De volta à Ilha Terminal, são 7h30. Uma caminhonete preta com placas federais para, e um homem desce e observa o grupo de voluntários. Romero está convencido de que estão sendo seguidos.
Em junho, a Unión del Barrio passou a ser alvo de escrutínio do governo. Josh Hawley, aliado de Trump e presidente da subcomissão de crime e contraterrorismo do Senado, enviou-lhes uma carta acusando-os de "facilitar e ocultar condutas criminosas" e de apoiar protestos de resistência com "recursos logísticos e financeiros". A organização rejeitou as acusações, observando que os manifestantes estavam respondendo a "um número crescente de operações de imigração deliberadamente cruéis, cada vez mais violentas e militarizadas nos Estados Unidos".
"Eles nos pediram para parar de nos apresentar voluntariamente", explica Romero. "E nós respondemos: 'Voluntariamente, dizemos não'". Enquanto fala, Romero é interrompido pelo zumbido de um helicóptero da polícia de Los Angeles pairando sobre a cabeça, um som familiar nos bairros de Los Angeles. O helicóptero sobrevoa o grupo várias vezes.

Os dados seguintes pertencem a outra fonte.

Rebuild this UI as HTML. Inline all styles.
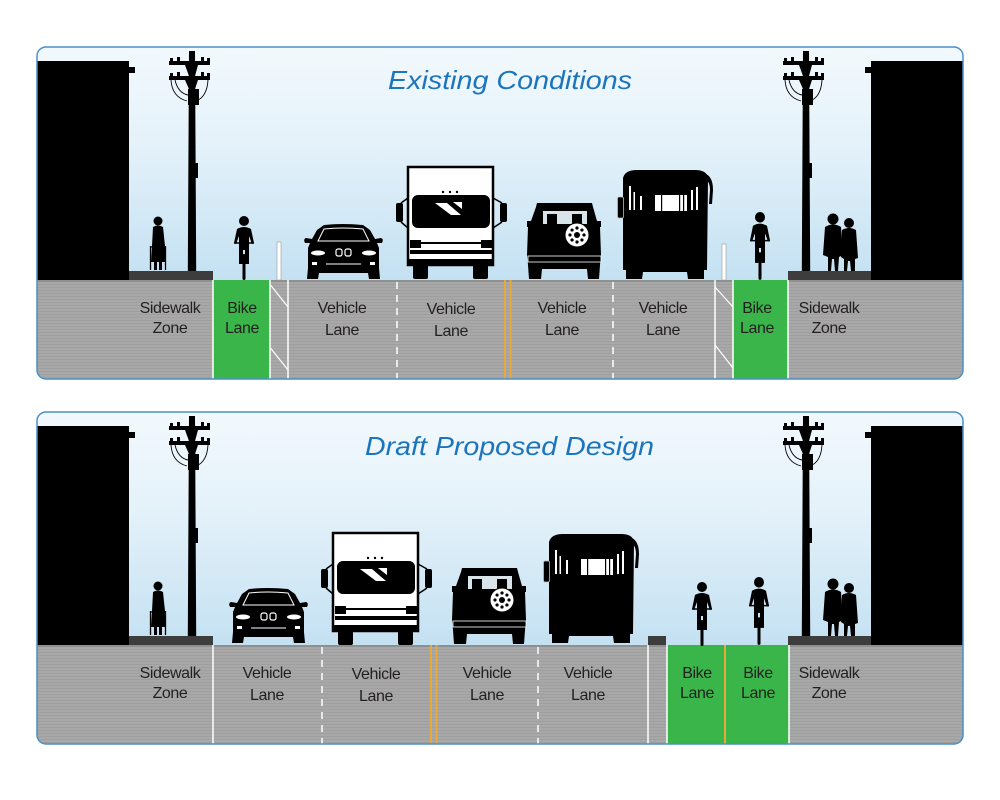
<!DOCTYPE html>
<html><head><meta charset="utf-8"><style>
html,body{margin:0;padding:0;background:#fff;}
svg{display:block;}
text{font-family:"Liberation Sans",Arial,sans-serif;}
</style></head><body>
<svg width="1000" height="800" viewBox="0 0 1000 800" xmlns="http://www.w3.org/2000/svg">
<defs>
 <linearGradient id="sky" x1="0" y1="0" x2="0" y2="1">
  <stop offset="0" stop-color="#f2f9fd"/>
  <stop offset="0.4" stop-color="#e5f2fa"/>
  <stop offset="1" stop-color="#c4e1f2"/>
 </linearGradient>
 <pattern id="asph" width="6" height="3" patternUnits="userSpaceOnUse">
  <rect width="6" height="3" fill="#a8a8a8"/>
  <rect y="2" width="6" height="1" fill="#9f9f9f"/>
 </pattern>
 <clipPath id="clip"><rect x="37" y="47" width="926" height="332" rx="9"/></clipPath>

 <g id="pole" fill="#000">
  <path d="M-3,0 L3,0 L4.2,220 L-4.2,220 Z"/>
  <rect x="-23" y="10" width="41" height="4"/>
  <rect x="-23" y="25" width="41" height="4"/>
  <rect x="-22" y="7" width="3" height="4"/><rect x="-15" y="6" width="3" height="5"/><rect x="9" y="6" width="3" height="5"/><rect x="15" y="7" width="3" height="4"/>
  <rect x="-22" y="22" width="3" height="4"/><rect x="-15" y="21" width="3" height="5"/><rect x="9" y="21" width="3" height="5"/><rect x="15" y="22" width="3" height="4"/>
  <path d="M-7,14 L6,14 L3,25 L-3,25 Z"/>
  <path d="M-7,29 L6,29 L3,38 L-3,38 Z"/>
  <rect x="-4" y="38" width="11" height="16"/>
  <rect x="2" y="112" width="4" height="15"/>
  <path d="M-21,29 Q-20,46 -5,50 M16,29 Q15,46 4,50 M-17,29 Q-14,42 -4,44" fill="none" stroke="#000" stroke-width="0.9"/>
 </g>

 <g id="ped1" fill="#000">
  <circle cx="9" cy="5" r="4.5"/>
  <path d="M4,11 Q9,8 14,11 L16,30 L17,46 L2,46 L3,30 Z"/>
  <rect x="5" y="45" width="3" height="9"/><rect x="10" y="45" width="3" height="9"/>
  <path d="M1.5,30 L1.5,54 M16.5,30 L16.5,54 M1.5,31 L16.5,31" stroke="#000" stroke-width="1.3" fill="none"/>
 </g>

 <g id="pair" fill="#000">
  <circle cx="11" cy="6" r="5.5"/>
  <path d="M3,14 Q11,9 19,14 L21,42 L17,44 L16,58 L13,58 L12,46 L10,46 L9,58 L6,58 L6,44 L1,42 Z"/>
  <circle cx="27" cy="10" r="5"/>
  <path d="M20,17 Q27,13 34,17 L36,45 L33,46 L33,58 L29,58 L28,48 L26,48 L25,58 L22,58 L22,46 L19,44 Z"/>
 </g>

 <g id="car">
  <path fill="#000" d="M20,1 Q39,-1 59,1 L66,6 L71,15 L77,14 Q80,15 78,19 L73,19 L75,24 L75,44 L76,55 L65,55 L64,49 L15,49 L14,55 L3,55 L4,44 L4,24 L6,19 L1,19 Q-1,15 2,14 L8,15 L13,6 Z"/>
  <path d="M14,17 L20,5 Q39,3 59,5 L65,17 Z" fill="none" stroke="#fff" stroke-width="1"/>
  <ellipse cx="14" cy="29" rx="7" ry="2.5" fill="#fff"/>
  <ellipse cx="65" cy="29" rx="7" ry="2.5" fill="#fff"/>
  <rect x="32" y="25" width="6" height="7" rx="2" fill="none" stroke="#fff" stroke-width="1.2"/>
  <rect x="41" y="25" width="6" height="7" rx="2" fill="none" stroke="#fff" stroke-width="1.2"/>
  <path d="M22,40 L57,40" stroke="#fff" stroke-width="1"/>
  <rect x="8" y="38" width="5" height="3" fill="#fff"/><rect x="66" y="38" width="5" height="3" fill="#fff"/>
 </g>

 <g id="truck" fill="#000">
  <rect x="13" y="2" width="85" height="98" fill="#fff" stroke="#000" stroke-width="2.5"/>
  <rect x="17" y="30" width="78" height="33" rx="6"/>
  <polygon points="40,38 52,38 66,50 56,50" fill="#fff"/>
  <polygon points="58,37 67,37 67,44" fill="#fff"/>
  <rect x="1" y="38" width="7" height="19" rx="2"/>
  <rect x="105" y="38" width="7" height="19" rx="2"/>
  <path d="M6,38 L13,33 M6,57 L13,63 M107,38 L98,33 M107,57 L98,63" stroke="#000" stroke-width="1.5" fill="none"/>
  <circle cx="48" cy="27" r="1.2"/><circle cx="55" cy="27" r="1.2"/><circle cx="62" cy="27" r="1.2"/>
  <rect x="15" y="75" width="11" height="8"/><rect x="86" y="75" width="11" height="8"/>
  <rect x="26" y="77" width="60" height="2"/>
  <rect x="15" y="85" width="82" height="4"/>
  <rect x="14" y="94" width="84" height="6"/>
  <rect x="18" y="99" width="15" height="15" rx="2"/><rect x="78" y="99" width="15" height="15" rx="2"/>
 </g>

 <g id="jeep">
  <path fill="#000" d="M12,0 L67,0 L68,4 L72,18 L76,18 L76,24 L75,24 L76,52 L75,62 L74,76 L63,76 L62,66 L17,66 L16,76 L4,76 L3,62 L2,52 L3,24 L2,24 L2,18 L6,18 L11,4 Z"/>
  <rect x="18" y="8" width="44" height="13" fill="#d8e4ea"/>
  <rect x="22" y="11" width="10" height="10" fill="#000"/><rect x="47" y="11" width="10" height="10" fill="#000"/>
  <circle cx="52" cy="32" r="12" fill="#fff" stroke="#000" stroke-width="1"/>
  <g fill="#000">
   <circle cx="59" cy="32" r="1.6"/><circle cx="56.95" cy="36.95" r="1.6"/><circle cx="52" cy="39" r="1.6"/><circle cx="47.05" cy="36.95" r="1.6"/>
   <circle cx="45" cy="32" r="1.6"/><circle cx="47.05" cy="27.05" r="1.6"/><circle cx="52" cy="25" r="1.6"/><circle cx="56.95" cy="27.05" r="1.6"/>
   <circle cx="52" cy="32" r="3"/>
  </g>
  <rect x="3" y="53" width="73" height="6" fill="#000" stroke="#fff" stroke-width="0.8"/>
 </g>

 <g id="bus">
  <path fill="#000" d="M6,8 Q8,0 20,0 L78,0 Q90,0 91,8 L90,100 L87,100 L87,109 L71,109 L70,102 L26,102 L25,109 L9,109 L9,100 L6,100 Z"/>
  <path fill="#000" d="M86,3 Q96,5 96,20 L95,34 L92,34 L93,20 Q93,10 86,8 Z"/>
  <rect x="0.5" y="27" width="6" height="21" rx="1.5" fill="#000" stroke="#bbb" stroke-width="0.8"/>
  <rect x="38" y="25" width="32" height="16" fill="#fff"/>
  <rect x="44" y="25" width="1.2" height="16" fill="#000"/>
  <rect x="62" y="25" width="1.2" height="16" fill="#000"/>
  <rect x="66" y="25" width="1.2" height="16" fill="#000"/>
  <rect x="12" y="16" width="2" height="24" fill="#fff"/>
  <rect x="16.5" y="22" width="1.5" height="18" fill="#fff"/>
  <rect x="23" y="26" width="2" height="14" fill="#fff"/>
  <rect x="74" y="20" width="2" height="20" fill="#fff"/>
  <rect x="79" y="17" width="2" height="23" fill="#fff"/>
 </g>

 <g id="cyc" fill="#000">
  <circle cx="11" cy="5" r="5"/>
  <path d="M4,13 Q11,9 18,13 L21,27 L19,28 L16,20 L16,34 L6,34 L6,20 L3,28 L1,27 Z"/>
  <rect x="6" y="33" width="4" height="15"/><rect x="12" y="33" width="4" height="15"/>
  <rect x="9.5" y="38" width="3" height="26" rx="1.5"/>
  <path d="M1,27 L21,27" stroke="#000" stroke-width="1.5"/>
 </g>

 <g id="base">
  <rect x="37" y="47" width="926" height="233" fill="url(#sky)"/>
  <rect x="37" y="280" width="926" height="99" fill="url(#asph)"/>
  <rect x="37" y="280" width="926" height="2" fill="#8f8f8f"/>
  <rect x="37" y="61" width="92" height="219" fill="#000"/>
  <rect x="128" y="67" width="7" height="6" fill="#000"/>
  <rect x="871" y="61" width="92" height="219" fill="#000"/>
  <rect x="865" y="67" width="7" height="6" fill="#000"/>
  <rect x="129" y="271" width="84" height="9" fill="#3d3d3d"/>
  <rect x="788" y="271" width="83" height="9" fill="#3d3d3d"/>
  <use href="#pole" transform="translate(192,51)"/>
  <use href="#pole" transform="translate(806,51)"/>
  <use href="#ped1" transform="translate(149,216)"/>
  <use href="#pair" transform="translate(822,213)"/>
 </g>
</defs>

<!-- TOP PANEL -->
<g>
 <g clip-path="url(#clip)">
  <use href="#base"/>
  <rect x="213" y="280" width="57" height="99" fill="#3ab54a"/>
  <rect x="733" y="280" width="55" height="99" fill="#3ab54a"/>
  <g stroke="#fff" stroke-width="1.5" fill="none">
   <path d="M213,280V379 M270,280V379 M288,280V379 M715,280V379 M733,280V379 M788,280V379"/>
   <path d="M270.5,285 L288,307 M270.5,348 L288,370 M715,287 L733,307 M715,345 L733,368" stroke-width="1.2"/>
   <path d="M397,282V379 M613,282V379" stroke-dasharray="7 6"/>
  </g>
  <path d="M505,280V379 M510.5,280V379" stroke="#e9a93a" stroke-width="2"/>
  <rect x="277" y="242" width="4" height="38" fill="#fff" stroke="#999" stroke-width="0.6"/>
  <rect x="722" y="244" width="4" height="36" fill="#fff" stroke="#999" stroke-width="0.6"/>
  <use href="#car" transform="translate(304,224)"/>
  <use href="#truck" transform="translate(395,165)"/>
  <use href="#jeep" transform="translate(525,203)"/>
  <use href="#bus" transform="translate(617,170)"/>
  <use href="#cyc" transform="translate(233,216)"/>
  <use href="#cyc" transform="translate(749,212) scale(1,1.06)"/>
  <text x="388" y="89" font-size="26" font-style="italic" fill="#1c75bc" textLength="244" lengthAdjust="spacingAndGlyphs">Existing Conditions</text>
  <g font-size="16" fill="#231f20" text-anchor="middle" letter-spacing="-0.4">
   <text x="170" y="313">Sidewalk</text><text x="170" y="333">Zone</text>
   <text x="242" y="313">Bike</text><text x="242" y="333">Lane</text>
   <text x="342" y="313">Vehicle</text><text x="342" y="335">Lane</text>
   <text x="451" y="314">Vehicle</text><text x="451" y="336">Lane</text>
   <text x="562" y="313">Vehicle</text><text x="562" y="335">Lane</text>
   <text x="663" y="313">Vehicle</text><text x="663" y="335">Lane</text>
   <text x="757" y="313">Bike</text><text x="757" y="333">Lane</text>
   <text x="829" y="313">Sidewalk</text><text x="829" y="333">Zone</text>
  </g>
 </g>
 <rect x="37" y="47" width="926" height="332" rx="9" fill="none" stroke="#4a90c8" stroke-width="1.5"/>
</g>

<!-- BOTTOM PANEL -->
<g transform="translate(0,365)">
 <g clip-path="url(#clip)">
  <use href="#base"/>
  <rect x="648" y="271" width="18" height="9" fill="#3d3d3d"/>
  <rect x="667" y="280" width="122" height="99" fill="#3ab54a"/>
  <path d="M725,280V379" stroke="#e9a93a" stroke-width="2"/>
  <g stroke="#fff" stroke-width="1.5" fill="none">
   <path d="M213,280V379 M648,280V379 M667,280V379 M789,280V379"/>
   <path d="M322,282V379 M538,282V379" stroke-dasharray="7 6"/>
  </g>
  <path d="M431,280V379 M436.5,280V379" stroke="#e9a93a" stroke-width="2"/>
  <use href="#car" transform="translate(229,223)"/>
  <use href="#truck" transform="translate(320,166)"/>
  <use href="#jeep" transform="translate(450,203)"/>
  <use href="#bus" transform="translate(543,169)"/>
  <use href="#cyc" transform="translate(691,217)"/>
  <use href="#cyc" transform="translate(748,212) scale(1,1.06)"/>
  <text x="365" y="90" font-size="26" font-style="italic" fill="#1c75bc" textLength="289" lengthAdjust="spacingAndGlyphs">Draft Proposed Design</text>
  <g font-size="16" fill="#231f20" text-anchor="middle" letter-spacing="-0.4">
   <text x="170" y="313">Sidewalk</text><text x="170" y="333">Zone</text>
   <text x="267" y="313">Vehicle</text><text x="267" y="335">Lane</text>
   <text x="376" y="314">Vehicle</text><text x="376" y="336">Lane</text>
   <text x="487" y="313">Vehicle</text><text x="487" y="335">Lane</text>
   <text x="588" y="313">Vehicle</text><text x="588" y="335">Lane</text>
   <text x="697" y="313">Bike</text><text x="697" y="333">Lane</text>
   <text x="758" y="313">Bike</text><text x="758" y="333">Lane</text>
   <text x="829" y="313">Sidewalk</text><text x="829" y="333">Zone</text>
  </g>
 </g>
 <rect x="37" y="47" width="926" height="332" rx="9" fill="none" stroke="#4a90c8" stroke-width="1.5"/>
</g>
</svg>
</body></html>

O ativista acredita que Los Angeles é uma linha de frente. "Los Angeles é o centro urbano mais populoso de mexicanos ao norte da fronteira", explica. "Se (a polícia) consegue esmagar a resistência em Los Angeles, isso significa que pode fazer isso em qualquer outro lugar. É por isso que Los Angeles, como linha de frente, tem sido um espaço crucial para demonstrar que a comunidade está organizada e que não vamos recuar", argumenta.
Ele está orgulhoso da cidade por dar o exemplo de como comunidades em todo o país podem resistir a batidas policiais: "Eles pensaram que iriam entrar e nos intimidar, mas estamos em Los Angeles, e Los Angeles está resistindo".